Selon l’Agence internationale de l’énergie (1), l’hydrogène est « une pièce de plus en plus importante du puzzle zéro émission nette d’ici 2050 ». L’hydrogène propre produit à partir d’énergies renouvelables ou nucléaires, ou de combustibles fossiles utilisant le captage du carbone, peut contribuer à décarboner un certain nombre de secteurs, notamment les transports longue distance, les secteurs de la chimie, ainsi que du fer et de l’acier, où il s’avère difficile de réduire les émissions. L’hydrogène peut également contribuer à l’intégration d’énergies renouvelables variables dans le système de production électrique, étant l’une des rares options pour le stockage d’énergie.

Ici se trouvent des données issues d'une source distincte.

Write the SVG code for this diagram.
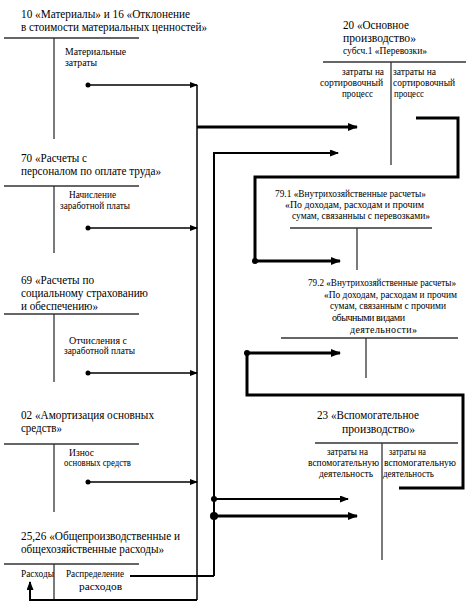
<svg xmlns="http://www.w3.org/2000/svg" width="471" height="607" viewBox="0 0 471 607">
<style>
text{font-family:'Liberation Serif','DejaVu Serif',serif;fill:#000}
.t{font-size:12px}
.u{font-size:11.5px}
.s{font-size:10px}
.m{font-size:11px}
.tl{stroke:#666;stroke-width:2;fill:none}
.tv{stroke:#333;stroke-width:1.3;fill:none}
.a1{stroke:#000;stroke-width:1.5;fill:none;marker-end:url(#ah1)}
.a2{stroke:#000;stroke-width:2;fill:none;marker-end:url(#ah2)}
.a3{stroke:#000;stroke-width:3;fill:none;marker-end:url(#ah3)}
.ln{stroke:#000;stroke-width:1.5;fill:none}
.lt{stroke:#000;stroke-width:3;fill:none}
.lm{stroke:#000;stroke-width:2;fill:none}
</style>
<defs>
<marker id="ah1" markerWidth="8" markerHeight="6" refX="7" refY="3" orient="auto" markerUnits="userSpaceOnUse"><path d="M0,0 L8,3 L0,6 Z" fill="#000"/></marker>
<marker id="ah2" markerWidth="9" markerHeight="7" refX="8" refY="3.5" orient="auto" markerUnits="userSpaceOnUse"><path d="M0,0 L9,3.5 L0,7 Z" fill="#000"/></marker>
<marker id="ah3" markerWidth="10" markerHeight="8" refX="9" refY="4" orient="auto" markerUnits="userSpaceOnUse"><path d="M0,0 L10,4 L0,8 Z" fill="#000"/></marker>
</defs>
<g font-family="Liberation Serif, DejaVu Serif, serif">
<g id="acc10">
<text class="t" x="21" y="18" textLength="169" lengthAdjust="spacingAndGlyphs">10 «Материалы» и 16 «Отклонение</text>
<text class="t" x="21" y="31" textLength="186" lengthAdjust="spacingAndGlyphs">в стоимости материальных ценностей»</text>
<line class="tl" x1="4" y1="38" x2="139" y2="38"/>
<line class="tv" x1="54" y1="38" x2="54" y2="139"/>
<text class="s" x="65" y="55" textLength="61" lengthAdjust="spacingAndGlyphs">Материальные</text>
<text class="s" x="65" y="66" textLength="32" lengthAdjust="spacingAndGlyphs">затраты</text>
</g>

<g id="acc70">
<text class="t" x="21" y="162" textLength="66" lengthAdjust="spacingAndGlyphs">70 «Расчеты с</text>
<text class="t" x="21" y="175" textLength="140" lengthAdjust="spacingAndGlyphs">персоналом по оплате труда»</text>
<line class="tl" x1="4" y1="186" x2="139" y2="186"/>
<line class="tv" x1="54" y1="186" x2="54" y2="253"/>
<text class="s" x="69" y="198" textLength="47" lengthAdjust="spacingAndGlyphs">Начисление</text>
<text class="s" x="60" y="209" textLength="70" lengthAdjust="spacingAndGlyphs">заработной платы</text>
</g>

<g id="acc69">
<text class="u" x="21" y="284" textLength="73" lengthAdjust="spacingAndGlyphs">69  «Расчеты по</text>
<text class="u" x="21" y="297" textLength="127" lengthAdjust="spacingAndGlyphs">социальному страхованию</text>
<text class="u" x="21" y="310" textLength="77" lengthAdjust="spacingAndGlyphs">и обеспечению»</text>
<line class="tl" x1="4" y1="314" x2="139" y2="314"/>
<line class="tv" x1="54" y1="314" x2="54" y2="382"/>
<text class="s" x="69" y="344" textLength="58" lengthAdjust="spacingAndGlyphs">Отчисления с</text>
<text class="s" x="64" y="354" textLength="71" lengthAdjust="spacingAndGlyphs">заработной платы</text>
</g>

<g id="acc02">
<text class="t" x="21" y="419" textLength="133" lengthAdjust="spacingAndGlyphs">02 «Амортизация основных</text>
<text class="t" x="21" y="432" textLength="41" lengthAdjust="spacingAndGlyphs">средств»</text>
<line class="tl" x1="4" y1="444" x2="139" y2="444"/>
<line class="tv" x1="54" y1="444" x2="54" y2="512"/>
<text class="s" x="69" y="456" textLength="25" lengthAdjust="spacingAndGlyphs">Износ</text>
<text class="s" x="64" y="466" textLength="67" lengthAdjust="spacingAndGlyphs">основных средств</text>
</g>

<g id="acc2526">
<text class="t" x="21" y="540" textLength="159" lengthAdjust="spacingAndGlyphs">25,26 «Общепроизводственные и</text>
<text class="t" x="21" y="553" textLength="143" lengthAdjust="spacingAndGlyphs">общехозяйственные расходы»</text>
<line class="tl" x1="4" y1="564" x2="139" y2="564"/>
<line class="tv" x1="54" y1="564" x2="54" y2="599"/>
<text class="s" x="21" y="577" textLength="33" lengthAdjust="spacingAndGlyphs">Расходы</text>
<text class="s" x="66" y="577" textLength="58" lengthAdjust="spacingAndGlyphs">Распределение</text>
<text class="m" x="79" y="590" textLength="43" lengthAdjust="spacingAndGlyphs">расходов</text>
</g>

<g id="acc20">
<text class="u" x="343" y="29" textLength="66" lengthAdjust="spacingAndGlyphs">20 «Основное</text>
<text class="u" x="343" y="42" textLength="73" lengthAdjust="spacingAndGlyphs">производство»</text>
<text class="s" x="343" y="54" textLength="84" lengthAdjust="spacingAndGlyphs">субсч.1 «Перевозки»</text>
<line class="tl" x1="323" y1="62" x2="466" y2="62"/>
<line class="tv" x1="391" y1="62" x2="391" y2="165"/>
<text class="s" x="342" y="75" textLength="42" lengthAdjust="spacingAndGlyphs">затраты на</text>
<text class="s" x="320" y="86" textLength="63" lengthAdjust="spacingAndGlyphs">сортировочный</text>
<text class="s" x="342" y="97" textLength="31" lengthAdjust="spacingAndGlyphs">процесс</text>
<text class="s" x="393" y="75" textLength="43" lengthAdjust="spacingAndGlyphs">затраты на</text>
<text class="s" x="393" y="86" textLength="62" lengthAdjust="spacingAndGlyphs">сортировочный</text>
<text class="s" x="394" y="97" textLength="30" lengthAdjust="spacingAndGlyphs">процесс</text>
</g>

<g id="acc791">
<text class="s" x="275" y="197" textLength="151" lengthAdjust="spacingAndGlyphs">79.1 «Внутрихозяйственные расчеты»</text>
<text class="s" x="285" y="208" textLength="139" lengthAdjust="spacingAndGlyphs">«По доходам, расходам и прочим</text>
<text class="s" x="292" y="219" textLength="138" lengthAdjust="spacingAndGlyphs">сумам, связанныы с перевозками»</text>
<line class="tl" x1="290" y1="228" x2="432" y2="228"/>
<line class="tv" x1="357" y1="228" x2="357" y2="270"/>
</g>

<g id="acc792">
<text class="s" x="308" y="286" textLength="148" lengthAdjust="spacingAndGlyphs">79.2 «Внутрихозяйственные расчеты»</text>
<text class="s" x="324" y="298" textLength="133" lengthAdjust="spacingAndGlyphs">«По доходам, расходам и прочим</text>
<text class="s" x="330" y="309" textLength="116" lengthAdjust="spacingAndGlyphs">сумам, связанным с прочими</text>
<text class="s" x="332" y="321" textLength="73" lengthAdjust="spacing">обычными видами</text>
<text class="s" x="350" y="333" textLength="67" lengthAdjust="spacing">деятельности»</text>
<line class="tl" x1="281" y1="338" x2="458" y2="338"/>
<line class="tv" x1="366" y1="338" x2="366" y2="378"/>
</g>

<g id="acc23">
<text class="t" x="317" y="419" textLength="102" lengthAdjust="spacingAndGlyphs">23 «Вспомогательное</text>
<text class="t" x="342" y="433" textLength="73" lengthAdjust="spacingAndGlyphs">производство»</text>
<line class="tl" x1="315" y1="443" x2="458" y2="443"/>
<line class="tv" x1="382" y1="443" x2="382" y2="560"/>
<text class="s" x="327" y="455" textLength="41" lengthAdjust="spacingAndGlyphs">затраты на</text>
<text class="s" x="308" y="466" textLength="71" lengthAdjust="spacingAndGlyphs">вспомогательную</text>
<text class="s" x="319" y="477" textLength="54" lengthAdjust="spacingAndGlyphs">деятельность</text>
<text class="s" x="389" y="455" textLength="37" lengthAdjust="spacingAndGlyphs">затраты на</text>
<text class="s" x="384" y="466" textLength="72" lengthAdjust="spacingAndGlyphs">вспомогательную</text>
<text class="s" x="383" y="477" textLength="51" lengthAdjust="spacingAndGlyphs">деятельность</text>
</g>
</g>
<g id="connectors">
<line class="ln" x1="197" y1="85" x2="197" y2="600"/>
<line class="a1" x1="88" y1="85" x2="197" y2="85"/>
<circle cx="88" cy="85" r="2.5"/>
<line class="a1" x1="88" y1="228" x2="197" y2="228"/>
<circle cx="88" cy="228" r="2.5"/>
<line class="a1" x1="88" y1="373" x2="197" y2="373"/>
<circle cx="88" cy="373" r="2.5"/>
<line class="a1" x1="88" y1="482" x2="197" y2="482"/>
<circle cx="88" cy="482" r="2.5"/>
<line class="a3" x1="197" y1="127" x2="357" y2="127"/>
<polyline class="a2" points="214,576 214,153 338,153"/>
<polyline class="lm" points="130,576 214,576"/>
<polyline class="a2" points="197,600 30,600 30,582"/>
<line class="a2" x1="214" y1="499" x2="348" y2="499"/>
<circle cx="214" cy="499" r="3"/>
<line class="a3" x1="214" y1="516" x2="357" y2="516"/>
<circle cx="214" cy="516" r="4"/>
<polyline class="lt" points="416,118 458,118 458,177 255,177 255,261"/>
<line class="a3" x1="255" y1="261" x2="340" y2="261"/>
<circle cx="255" cy="261" r="3"/>
<polyline class="lt" points="247,353 247,395 463,395 463,488 399,488"/>
<line class="a3" x1="247" y1="353" x2="340" y2="353"/>
<circle cx="247" cy="353" r="3"/>
</g>
</svg>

Cependant, selon G. F. Peixer et al. (2), ce potentiel de décarbonation ne s’est pas encore concrétisé et des défis techniques et économiques sont encore à relever. Le stockage et le transport de l’hydrogène font partie des plus importants.
Dans une keynote (3) présentée lors du Congrès IIF 2023 à Paris, des chercheurs japonais ont souligné que pour rendre l’hydrogène utilisable comme source d’énergie, il est nécessaire de le convertir sous une forme compacte exploitable en vue de sa distribution. Diverses options telles que l'hydrogène liquide, l'ammoniac et le méthylcyclohexane ont été envisagées, et les recherches et développements en cours visent à surmonter les défis techniques, en tenant compte des avantages et des inconvénients de chaque option. Parmi celles-ci, l’hydrogène liquide offre l’avantage de réduire considérablement le volume d’hydrogène gazeux jusqu’à 1/800ème, mais son coût plus élevé par rapport aux autres options constitue un inconvénient.
Pour liquéfier l'hydrogène, l'hydrogène gazeux doit être refroidi à des températures cryogéniques d'environ 20 K (-253 °C) à une pression de 1 atmosphère, ce qui nécessite une quantité considérable d'électricité. (3)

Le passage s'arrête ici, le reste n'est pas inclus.